▶ Records to use:
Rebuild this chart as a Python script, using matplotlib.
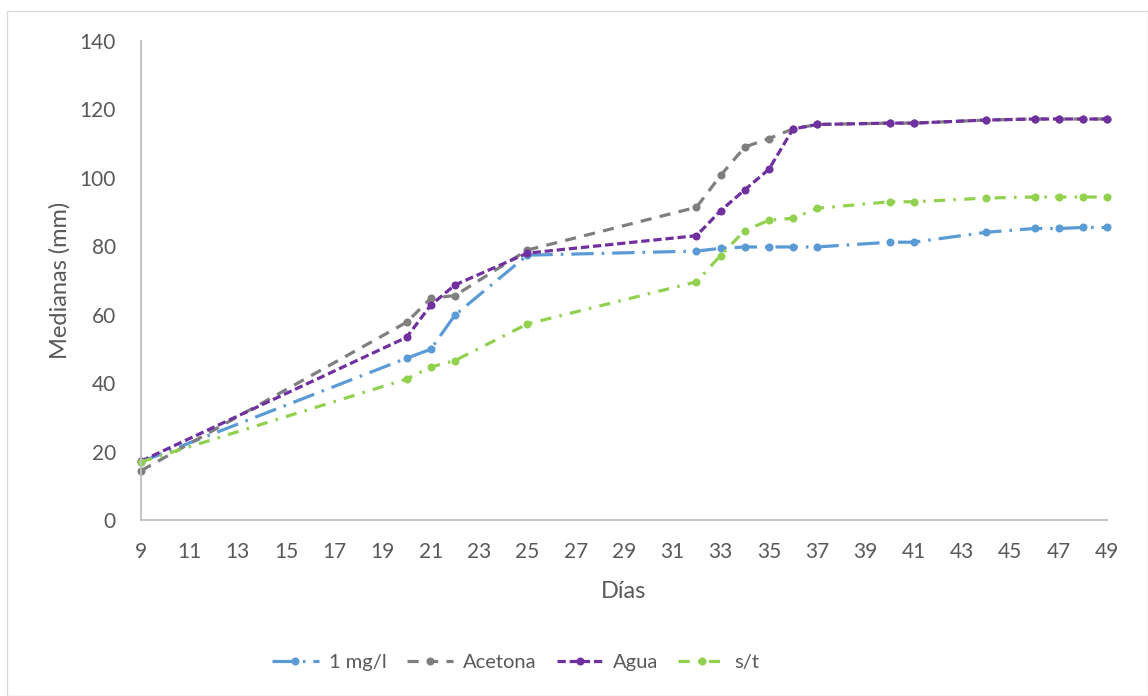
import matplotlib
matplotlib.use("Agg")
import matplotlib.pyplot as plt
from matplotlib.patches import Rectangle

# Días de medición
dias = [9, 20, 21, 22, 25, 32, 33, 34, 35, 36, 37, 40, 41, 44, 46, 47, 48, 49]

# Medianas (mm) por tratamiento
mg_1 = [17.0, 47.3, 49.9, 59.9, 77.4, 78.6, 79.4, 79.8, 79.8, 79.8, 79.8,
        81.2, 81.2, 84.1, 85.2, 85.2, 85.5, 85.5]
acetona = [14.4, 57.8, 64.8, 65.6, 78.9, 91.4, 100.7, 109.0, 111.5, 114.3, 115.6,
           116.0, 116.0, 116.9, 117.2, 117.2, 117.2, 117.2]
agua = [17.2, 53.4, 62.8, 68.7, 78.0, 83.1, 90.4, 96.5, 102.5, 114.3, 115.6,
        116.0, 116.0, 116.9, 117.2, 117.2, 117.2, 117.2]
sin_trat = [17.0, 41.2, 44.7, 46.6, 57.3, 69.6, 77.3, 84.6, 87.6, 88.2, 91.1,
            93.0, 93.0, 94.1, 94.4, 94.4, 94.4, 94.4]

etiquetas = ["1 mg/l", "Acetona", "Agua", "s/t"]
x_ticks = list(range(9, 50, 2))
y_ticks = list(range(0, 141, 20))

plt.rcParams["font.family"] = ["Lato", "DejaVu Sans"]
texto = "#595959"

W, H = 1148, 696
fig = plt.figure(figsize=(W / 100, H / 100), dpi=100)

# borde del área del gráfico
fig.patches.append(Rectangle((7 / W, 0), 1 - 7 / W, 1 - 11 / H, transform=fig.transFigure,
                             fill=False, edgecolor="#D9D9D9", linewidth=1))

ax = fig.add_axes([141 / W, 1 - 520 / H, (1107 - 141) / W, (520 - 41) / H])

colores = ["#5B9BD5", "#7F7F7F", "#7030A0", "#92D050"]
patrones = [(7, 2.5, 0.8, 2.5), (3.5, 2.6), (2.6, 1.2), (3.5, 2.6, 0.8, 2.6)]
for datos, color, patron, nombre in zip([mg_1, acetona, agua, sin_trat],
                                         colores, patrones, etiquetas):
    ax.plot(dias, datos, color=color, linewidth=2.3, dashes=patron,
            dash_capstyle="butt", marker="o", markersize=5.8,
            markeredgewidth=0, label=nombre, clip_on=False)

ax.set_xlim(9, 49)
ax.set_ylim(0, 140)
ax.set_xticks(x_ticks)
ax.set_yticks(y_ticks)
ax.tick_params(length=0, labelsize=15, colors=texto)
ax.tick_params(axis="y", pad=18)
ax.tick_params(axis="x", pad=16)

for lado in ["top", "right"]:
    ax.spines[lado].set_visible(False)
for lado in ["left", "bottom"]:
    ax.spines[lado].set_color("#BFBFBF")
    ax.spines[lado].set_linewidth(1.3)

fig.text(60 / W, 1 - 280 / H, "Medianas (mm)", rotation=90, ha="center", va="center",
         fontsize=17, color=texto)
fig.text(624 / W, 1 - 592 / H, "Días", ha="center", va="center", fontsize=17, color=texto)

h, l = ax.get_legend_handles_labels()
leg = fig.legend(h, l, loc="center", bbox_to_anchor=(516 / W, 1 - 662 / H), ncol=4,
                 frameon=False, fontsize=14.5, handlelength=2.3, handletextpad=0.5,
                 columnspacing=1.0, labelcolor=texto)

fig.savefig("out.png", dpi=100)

---

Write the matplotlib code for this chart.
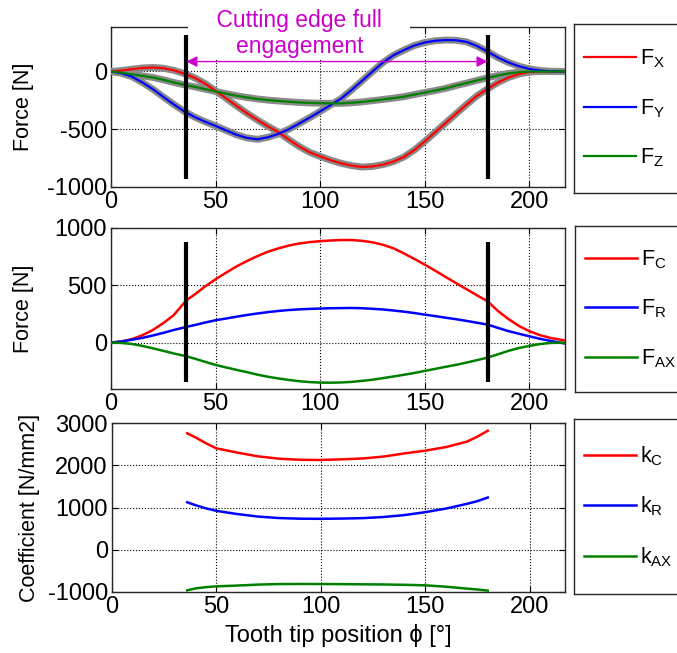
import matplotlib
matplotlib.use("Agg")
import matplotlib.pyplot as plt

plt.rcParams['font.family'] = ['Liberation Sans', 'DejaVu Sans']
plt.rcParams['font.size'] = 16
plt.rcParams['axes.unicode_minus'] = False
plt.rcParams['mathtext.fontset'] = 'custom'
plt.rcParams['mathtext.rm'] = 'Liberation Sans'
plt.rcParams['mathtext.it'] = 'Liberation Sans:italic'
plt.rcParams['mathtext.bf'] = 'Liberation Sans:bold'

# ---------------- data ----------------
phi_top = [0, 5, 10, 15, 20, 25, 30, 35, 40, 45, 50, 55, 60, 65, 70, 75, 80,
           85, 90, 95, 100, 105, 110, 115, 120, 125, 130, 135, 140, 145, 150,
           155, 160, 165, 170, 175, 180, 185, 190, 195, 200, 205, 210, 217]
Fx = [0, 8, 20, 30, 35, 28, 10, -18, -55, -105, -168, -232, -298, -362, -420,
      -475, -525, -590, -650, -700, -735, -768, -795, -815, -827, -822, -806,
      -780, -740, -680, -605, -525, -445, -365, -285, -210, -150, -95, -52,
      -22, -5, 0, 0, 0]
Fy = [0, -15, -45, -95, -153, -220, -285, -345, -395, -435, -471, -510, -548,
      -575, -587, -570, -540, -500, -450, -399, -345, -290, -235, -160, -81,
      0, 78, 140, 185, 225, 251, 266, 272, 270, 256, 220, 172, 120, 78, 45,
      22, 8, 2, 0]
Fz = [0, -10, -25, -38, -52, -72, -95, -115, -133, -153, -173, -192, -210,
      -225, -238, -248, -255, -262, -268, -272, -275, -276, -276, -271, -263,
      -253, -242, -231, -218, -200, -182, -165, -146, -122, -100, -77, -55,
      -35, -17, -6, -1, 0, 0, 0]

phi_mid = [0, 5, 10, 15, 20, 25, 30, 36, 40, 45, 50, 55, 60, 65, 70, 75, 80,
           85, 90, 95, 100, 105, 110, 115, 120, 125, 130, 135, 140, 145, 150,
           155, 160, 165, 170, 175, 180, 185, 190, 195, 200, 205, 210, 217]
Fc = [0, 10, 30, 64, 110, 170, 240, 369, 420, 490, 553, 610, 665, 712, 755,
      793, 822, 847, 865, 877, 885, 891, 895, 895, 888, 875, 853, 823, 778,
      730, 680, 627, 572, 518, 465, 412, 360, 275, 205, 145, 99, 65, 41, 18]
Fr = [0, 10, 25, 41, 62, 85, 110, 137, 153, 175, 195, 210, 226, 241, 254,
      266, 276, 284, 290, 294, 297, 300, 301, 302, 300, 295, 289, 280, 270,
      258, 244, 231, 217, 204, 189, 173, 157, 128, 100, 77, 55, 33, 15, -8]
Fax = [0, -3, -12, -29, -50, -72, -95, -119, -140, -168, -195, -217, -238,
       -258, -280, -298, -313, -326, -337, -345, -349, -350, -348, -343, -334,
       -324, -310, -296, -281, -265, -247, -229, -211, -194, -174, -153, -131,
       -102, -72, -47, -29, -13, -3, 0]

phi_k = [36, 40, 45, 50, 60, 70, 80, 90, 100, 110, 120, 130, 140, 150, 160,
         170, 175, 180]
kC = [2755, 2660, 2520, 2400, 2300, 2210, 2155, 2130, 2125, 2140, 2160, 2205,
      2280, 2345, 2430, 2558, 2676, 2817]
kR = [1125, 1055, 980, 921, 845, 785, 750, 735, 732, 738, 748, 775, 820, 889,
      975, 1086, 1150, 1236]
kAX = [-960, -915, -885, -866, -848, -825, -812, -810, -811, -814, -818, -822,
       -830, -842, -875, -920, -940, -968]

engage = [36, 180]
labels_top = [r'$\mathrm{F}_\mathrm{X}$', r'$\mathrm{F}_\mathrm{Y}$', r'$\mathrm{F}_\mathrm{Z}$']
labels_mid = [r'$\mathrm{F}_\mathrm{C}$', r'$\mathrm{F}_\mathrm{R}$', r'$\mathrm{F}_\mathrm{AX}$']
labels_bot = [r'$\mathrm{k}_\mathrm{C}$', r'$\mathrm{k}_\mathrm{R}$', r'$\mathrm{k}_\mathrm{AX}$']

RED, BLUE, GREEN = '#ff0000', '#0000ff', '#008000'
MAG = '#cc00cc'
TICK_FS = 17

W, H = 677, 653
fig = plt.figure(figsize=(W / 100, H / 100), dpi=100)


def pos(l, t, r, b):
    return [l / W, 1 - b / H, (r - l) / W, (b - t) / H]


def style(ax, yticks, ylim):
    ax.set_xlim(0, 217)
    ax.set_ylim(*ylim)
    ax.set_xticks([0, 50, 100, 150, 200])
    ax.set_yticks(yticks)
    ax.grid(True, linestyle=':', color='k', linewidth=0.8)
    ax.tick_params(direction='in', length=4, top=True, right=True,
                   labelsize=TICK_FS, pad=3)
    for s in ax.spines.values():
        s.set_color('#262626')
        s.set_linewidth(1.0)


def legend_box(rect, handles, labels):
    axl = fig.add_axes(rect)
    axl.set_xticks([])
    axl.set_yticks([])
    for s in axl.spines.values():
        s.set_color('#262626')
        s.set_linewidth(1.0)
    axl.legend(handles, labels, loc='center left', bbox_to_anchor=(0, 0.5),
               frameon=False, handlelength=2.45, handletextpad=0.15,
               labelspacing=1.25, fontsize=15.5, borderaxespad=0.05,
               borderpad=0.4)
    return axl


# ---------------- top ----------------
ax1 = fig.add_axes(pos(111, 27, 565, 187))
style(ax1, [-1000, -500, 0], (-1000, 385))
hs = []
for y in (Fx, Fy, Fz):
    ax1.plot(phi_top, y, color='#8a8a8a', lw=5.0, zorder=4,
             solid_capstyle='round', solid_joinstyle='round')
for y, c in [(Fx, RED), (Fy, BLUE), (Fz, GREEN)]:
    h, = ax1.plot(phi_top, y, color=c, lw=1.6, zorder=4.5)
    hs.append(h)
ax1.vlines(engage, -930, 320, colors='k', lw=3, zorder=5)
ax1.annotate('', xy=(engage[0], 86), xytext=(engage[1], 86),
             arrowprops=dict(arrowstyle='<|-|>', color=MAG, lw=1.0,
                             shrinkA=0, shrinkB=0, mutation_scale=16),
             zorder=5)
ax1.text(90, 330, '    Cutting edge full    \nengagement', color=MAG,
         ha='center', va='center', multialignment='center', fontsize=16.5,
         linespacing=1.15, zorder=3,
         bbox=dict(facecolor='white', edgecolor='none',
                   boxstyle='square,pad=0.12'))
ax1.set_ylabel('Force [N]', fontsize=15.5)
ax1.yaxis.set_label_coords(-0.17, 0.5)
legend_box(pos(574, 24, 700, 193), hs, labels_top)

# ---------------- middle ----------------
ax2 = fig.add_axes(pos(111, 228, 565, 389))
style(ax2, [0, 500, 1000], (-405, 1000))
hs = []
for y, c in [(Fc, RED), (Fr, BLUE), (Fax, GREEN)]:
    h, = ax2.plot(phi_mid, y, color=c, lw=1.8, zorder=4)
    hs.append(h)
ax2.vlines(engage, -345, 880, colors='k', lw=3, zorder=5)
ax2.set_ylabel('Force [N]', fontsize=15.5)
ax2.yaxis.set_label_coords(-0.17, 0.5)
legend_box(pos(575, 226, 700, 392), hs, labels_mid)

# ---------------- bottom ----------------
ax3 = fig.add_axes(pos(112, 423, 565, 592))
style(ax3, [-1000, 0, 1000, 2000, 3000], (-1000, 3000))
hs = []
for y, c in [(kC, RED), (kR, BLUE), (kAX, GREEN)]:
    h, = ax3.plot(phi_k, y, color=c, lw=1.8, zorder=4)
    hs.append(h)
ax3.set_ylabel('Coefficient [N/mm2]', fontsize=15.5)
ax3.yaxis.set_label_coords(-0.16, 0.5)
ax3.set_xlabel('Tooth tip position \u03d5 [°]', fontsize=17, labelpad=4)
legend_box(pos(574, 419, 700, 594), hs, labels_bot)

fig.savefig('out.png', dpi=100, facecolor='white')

▶ Aim: Start with the line that includes "Write the matplotlib code for this chart." and finish with the line that includes "-35, -17, -6, -1, 0, 0, 0]": reproduce those lines exactly, nothing before or after, and omit any pictures.

▶ Solution to this task:
Write the matplotlib code for this chart.
import matplotlib
matplotlib.use("Agg")
import matplotlib.pyplot as plt

plt.rcParams['font.family'] = ['Liberation Sans', 'DejaVu Sans']
plt.rcParams['font.size'] = 16
plt.rcParams['axes.unicode_minus'] = False
plt.rcParams['mathtext.fontset'] = 'custom'
plt.rcParams['mathtext.rm'] = 'Liberation Sans'
plt.rcParams['mathtext.it'] = 'Liberation Sans:italic'
plt.rcParams['mathtext.bf'] = 'Liberation Sans:bold'

# ---------------- data ----------------
phi_top = [0, 5, 10, 15, 20, 25, 30, 35, 40, 45, 50, 55, 60, 65, 70, 75, 80,
           85, 90, 95, 100, 105, 110, 115, 120, 125, 130, 135, 140, 145, 150,
           155, 160, 165, 170, 175, 180, 185, 190, 195, 200, 205, 210, 217]
Fx = [0, 8, 20, 30, 35, 28, 10, -18, -55, -105, -168, -232, -298, -362, -420,
      -475, -525, -590, -650, -700, -735, -768, -795, -815, -827, -822, -806,
      -780, -740, -680, -605, -525, -445, -365, -285, -210, -150, -95, -52,
      -22, -5, 0, 0, 0]
Fy = [0, -15, -45, -95, -153, -220, -285, -345, -395, -435, -471, -510, -548,
      -575, -587, -570, -540, -500, -450, -399, -345, -290, -235, -160, -81,
      0, 78, 140, 185, 225, 251, 266, 272, 270, 256, 220, 172, 120, 78, 45,
      22, 8, 2, 0]
Fz = [0, -10, -25, -38, -52, -72, -95, -115, -133, -153, -173, -192, -210,
      -225, -238, -248, -255, -262, -268, -272, -275, -276, -276, -271, -263,
      -253, -242, -231, -218, -200, -182, -165, -146, -122, -100, -77, -55,
      -35, -17, -6, -1, 0, 0, 0]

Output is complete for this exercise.